ACEH UTARA (Waspada): Proses seleksi terbuka, Jabatan Pimpinan Tinggi (JPT) Pratama di Kabupaten Aceh Utara untuk mengisi delapan jabatan eselon II belum juga diikuti dengan pelantikan bagi peserta yang lolos. Situasi ini menuai kritik karena dianggap sebagai pemborosan anggaran tanpa hasil yang nyata, serta berdampak langsung pada efektivitas pelayanan publik di Aceh Utara .
Dr Bukhari, MH, CM, advokat dan mediator, menyatakan bahwa kekosongan jabatan eselon II di sejumlah dinas penting di Aceh Utara akibat lambatnya pelantikan menunjukkan lemahnya tata kelola pemerintahan di tingkat daerah.
Menurutnya, ketiadaan pejabat definitif berimplikasi pada penurunan kinerja pemerintah daerah yang semestinya mampu memenuhi kebutuhan publik. Hal ini dinilai bertentangan dengan Undang-Undang Nomor 5 Tahun 2014 tentang Aparatur Sipil Negara (ASN), yang menekankan pentingnya profesionalitas dan efektivitas dalam pengisian jabatan strategis melalui mekanisme seleksi terbuka.
“Seleksi JPT ini telah melalui tahapan resmi dengan pembiayaan negara.
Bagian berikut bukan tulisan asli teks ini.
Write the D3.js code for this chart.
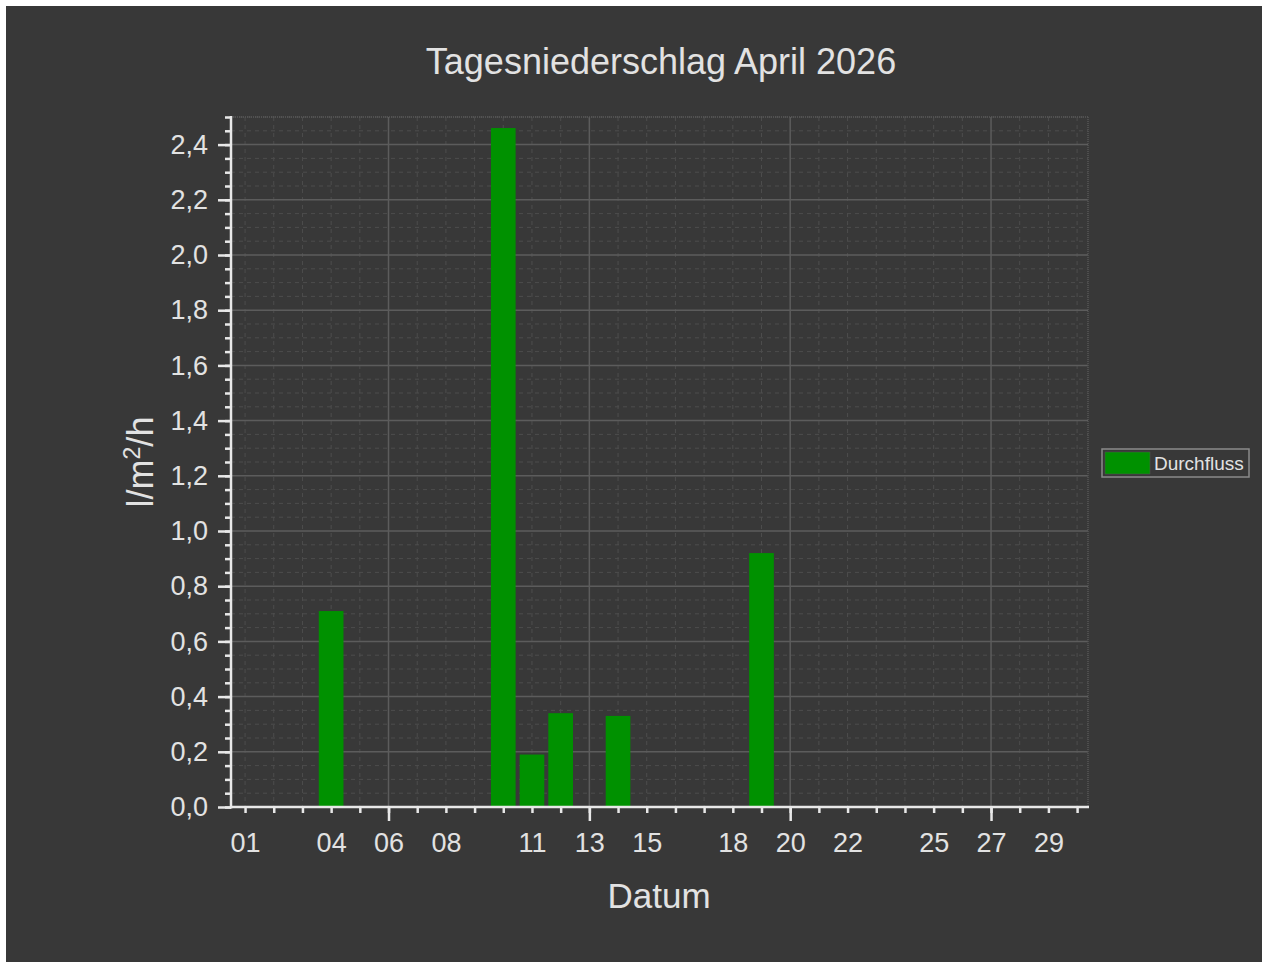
<!DOCTYPE html>
<html>
<head>
<meta charset="utf-8">
<script src="https://cdn.jsdelivr.net/npm/d3@7"></script>
<style>
  html, body { margin: 0; padding: 0; background: #fff; }
  svg { display: block; }
</style>
</head>
<body>
<svg id="chart"></svg>
<script>
// data
const days = [4, 10, 11, 12, 14, 19];
const values = [0.71, 2.46, 0.19, 0.34, 0.33, 0.92];
const xTickLabels = ['01', '04', '06', '08', '11', '13', '15', '18', '20', '22', '25', '27', '29'];
const weekTicks = [6, 13, 20, 27];
const yTicks = [0, 0.2, 0.4, 0.6, 0.8, 1.0, 1.2, 1.4, 1.6, 1.8, 2.0, 2.2, 2.4];
const seriesName = 'Durchfluss';
const title = 'Tagesniederschlag April 2026';

const width = 1264, height = 962;
const margin = { left: 231, right: 1264 - 1088, top: 117, bottom: 962 - 807 };
const font = "'Liberation Sans', Arial, sans-serif";
const textColor = '#e2e2e2';

const svg = d3.select('#chart')
  .attr('width', width)
  .attr('height', height);

svg.append('rect')
  .attr('x', 6).attr('y', 6)
  .attr('width', 1256).attr('height', 956)
  .attr('fill', '#383838');

const x = d3.scaleLinear()
  .domain([0.51, 30.38])
  .range([margin.left, width - margin.right]);
const y = d3.scaleLinear()
  .domain([0, 2.5])
  .range([height - margin.bottom, margin.top]);

const allDays = d3.range(1, 31);
const minorY = d3.range(0, 51).map(i => i * 0.05);
const yFmt = d => d3.format('.1f')(d).replace('.', ',');

// grid
const grid = svg.append('g');
grid.selectAll('.vminor')
  .data(allDays.filter(d => !weekTicks.includes(d)))
  .join('line')
    .attr('x1', d => x(d)).attr('x2', d => x(d))
    .attr('y1', y(2.5)).attr('y2', y(0))
    .attr('stroke', '#4d4d4d')
    .attr('stroke-dasharray', '4,4');
grid.selectAll('.hminor')
  .data(minorY.filter(d => Math.round(d * 100) % 20 !== 0))
  .join('line')
    .attr('x1', x.range()[0]).attr('x2', x.range()[1])
    .attr('y1', d => y(d)).attr('y2', d => y(d))
    .attr('stroke', '#4d4d4d')
    .attr('stroke-dasharray', '4,4');
grid.selectAll('.vmajor')
  .data(weekTicks)
  .join('line')
    .attr('x1', d => x(d)).attr('x2', d => x(d))
    .attr('y1', y(2.5)).attr('y2', y(0))
    .attr('stroke', '#5c5c5c')
    .attr('stroke-width', 1.5);
grid.selectAll('.hmajor')
  .data(yTicks.slice(1))
  .join('line')
    .attr('x1', x.range()[0]).attr('x2', x.range()[1])
    .attr('y1', d => y(d)).attr('y2', d => y(d))
    .attr('stroke', '#5c5c5c')
    .attr('stroke-width', 1.5);
// top and right frame, dotted
grid.append('line')
  .attr('x1', x.range()[0]).attr('x2', x.range()[1])
  .attr('y1', y(2.5)).attr('y2', y(2.5))
  .attr('stroke', '#5a5a5a').attr('stroke-width', 1.5)
  .attr('stroke-dasharray', '1,1');
grid.append('line')
  .attr('x1', x.range()[1]).attr('x2', x.range()[1])
  .attr('y1', y(2.5)).attr('y2', y(0))
  .attr('stroke', '#555').attr('stroke-width', 1.5)
  .attr('stroke-dasharray', '1,1');

// bars
const barW = (x(2) - x(1)) * 0.86;
svg.selectAll('.bar')
  .data(days.map((d, i) => ({ day: d, value: values[i] })))
  .join('rect')
    .attr('x', d => x(d.day) - barW / 2)
    .attr('y', d => y(d.value))
    .attr('width', barW)
    .attr('height', d => y(0) - y(d.value))
    .attr('fill', '#009100');

// y axis
const axisColor = '#e8e8e8';
const yAxis = svg.append('g')
  .attr('transform', `translate(${x.range()[0]},0)`);
yAxis.append('g')
  .call(d3.axisLeft(y).tickValues(minorY).tickSize(6).tickFormat(''))
  .call(g => g.select('.domain').remove());
yAxis.append('g')
  .call(d3.axisLeft(y).tickValues(yTicks).tickSize(13).tickPadding(10).tickFormat(yFmt))
  .call(g => g.select('.domain').remove());
yAxis.append('line')
  .attr('y1', y(2.5) - 1).attr('y2', y(0) + 1.5)
  .attr('stroke', axisColor).attr('stroke-width', 2.5);
yAxis.selectAll('line').attr('stroke', axisColor).attr('stroke-width', 2.5);
yAxis.selectAll('text')
  .attr('fill', textColor)
  .style('font-family', font)
  .style('font-size', '27px');

// x axis
const xAxis = svg.append('g')
  .attr('transform', `translate(0,${y(0)})`);
xAxis.append('g')
  .call(d3.axisBottom(x).tickValues(allDays).tickSize(6).tickFormat(''))
  .call(g => g.select('.domain').remove());
xAxis.append('g')
  .call(d3.axisBottom(x).tickValues(weekTicks).tickSize(14).tickFormat(''))
  .call(g => g.select('.domain').remove());
xAxis.append('g')
  .call(d3.axisBottom(x)
    .tickValues(xTickLabels.map(Number))
    .tickSize(0)
    .tickPadding(26)
    .tickFormat(d => d3.format('02d')(d)))
  .call(g => g.select('.domain').remove());
xAxis.append('line')
  .attr('x1', x.range()[0] - 1).attr('x2', x.range()[1] + 1)
  .attr('stroke', axisColor).attr('stroke-width', 2.5);
xAxis.selectAll('line').attr('stroke', axisColor).attr('stroke-width', 2.5);
xAxis.selectAll('text')
  .attr('fill', textColor)
  .style('font-family', font)
  .style('font-size', '27px');

// titles
svg.append('text')
  .attr('x', 661).attr('y', 74)
  .attr('text-anchor', 'middle')
  .attr('fill', textColor)
  .style('font-family', font)
  .style('font-size', '36px')
  .text(title);

svg.append('text')
  .attr('x', 659).attr('y', 908)
  .attr('text-anchor', 'middle')
  .attr('fill', textColor)
  .style('font-family', font)
  .style('font-size', '35px')
  .text('Datum');

const yLabel = svg.append('text')
  .attr('transform', 'translate(153,462) rotate(-90)')
  .attr('text-anchor', 'middle')
  .attr('fill', textColor)
  .style('font-family', font)
  .style('font-size', '36px');
yLabel.append('tspan').text('l/m');
yLabel.append('tspan').attr('dy', -13).style('font-size', '23px').text('2');
yLabel.append('tspan').attr('dy', 13).text('/h');

// legend
const legend = svg.append('g').attr('transform', 'translate(1102,449)');
legend.append('rect')
  .attr('width', 147).attr('height', 28)
  .attr('fill', 'none')
  .attr('stroke', '#8a8a8a')
  .attr('stroke-width', 1.5);
legend.append('rect')
  .attr('x', 3).attr('y', 3)
  .attr('width', 45).attr('height', 22)
  .attr('fill', '#009100')
  .attr('stroke', '#555').attr('stroke-width', 0.5);
legend.append('text')
  .attr('x', 52).attr('y', 21)
  .attr('fill', textColor)
  .style('font-family', font)
  .style('font-size', '19px')
  .text(seriesName);
</script>
</body>
</html>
Mandeknya pelantikan bertentangan dengan asas efektivitas dan efisiensi dalam pengelolaan keuangan negara,” ungkapnya.
Bukhari menegaskan bahwa Pasal 9 Undang-Undang Nomor 30 Tahun 2014 tentang Administrasi Pemerintahan mewajibkan setiap pejabat untuk bertindak cepat, tepat, dan akuntabel.
Ketiadaan pelantikan pejabat terpilih berpotensi melanggar prinsip-prinsip tersebut dan bertentangan dengan Undang-Undang Nomor 17 Tahun 2003 tentang Keuangan Negara, khususnya Pasal 3 yang menuntut pengelolaan keuangan negara yang transparan dan berorientasi pada hasil.
Lebih lanjut, aturan terbaru, Peraturan Menteri Dalam Negeri (Permendagri) Nomor 78 Tahun 2023 tentang Tata Cara Pengisian Jabatan Pimpinan Tinggi di Lingkungan Pemerintah Daerah, memberikan dasar hukum yang lebih jelas dalam pengisian jabatan pimpinan tinggi di daerah.
Pasal 13 Permendagri 78/2023 menekankan bahwa dalam kondisi kepala daerah dijabat oleh Penjabat (Pj), proses pelantikan tetap harus dilaksanakan dalam waktu yang wajar setelah seleksi selesai, dan hanya menunggu persetujuan dari Menteri Dalam Negeri jika dibutuhkan.
“Rendahnya komunikasi dan koordinasi antara Pj Bupati Aceh Utara dan Pj Sekretaris Daerah dengan satuan kerja di pusat yang membidangi hal ini mengindikasikan kurangnya kompetensi dalam mengelola urusan ini, yang pada akhirnya merugikan kepentingan masyarakat Aceh Utara,” tambah Dr. Bukhari.
Dalam beberapa daerah lain yang juga dipimpin oleh Penjabat, proses pelantikan tetap bisa berjalan lancar dengan regulasi dan izin yang sama, menunjukkan bahwa kendala tersebut tidak semata disebabkan oleh status Pj kepala daerah tetapi oleh regulqsi yang lain.
Masyarakat berharap pemerintah daerah segera menyelesaikan proses ini dengan transparansi dan kepastian dalam penempatan jabatan demi menjaga kepercayaan publik dan memastikan pelayanan publik di Aceh Utara berjalan optimal.
“Ke depan kita berharap pada bupati terpilih jangan salah menempatkan dan memilih pembantunya,” kata Bukhari. (b07).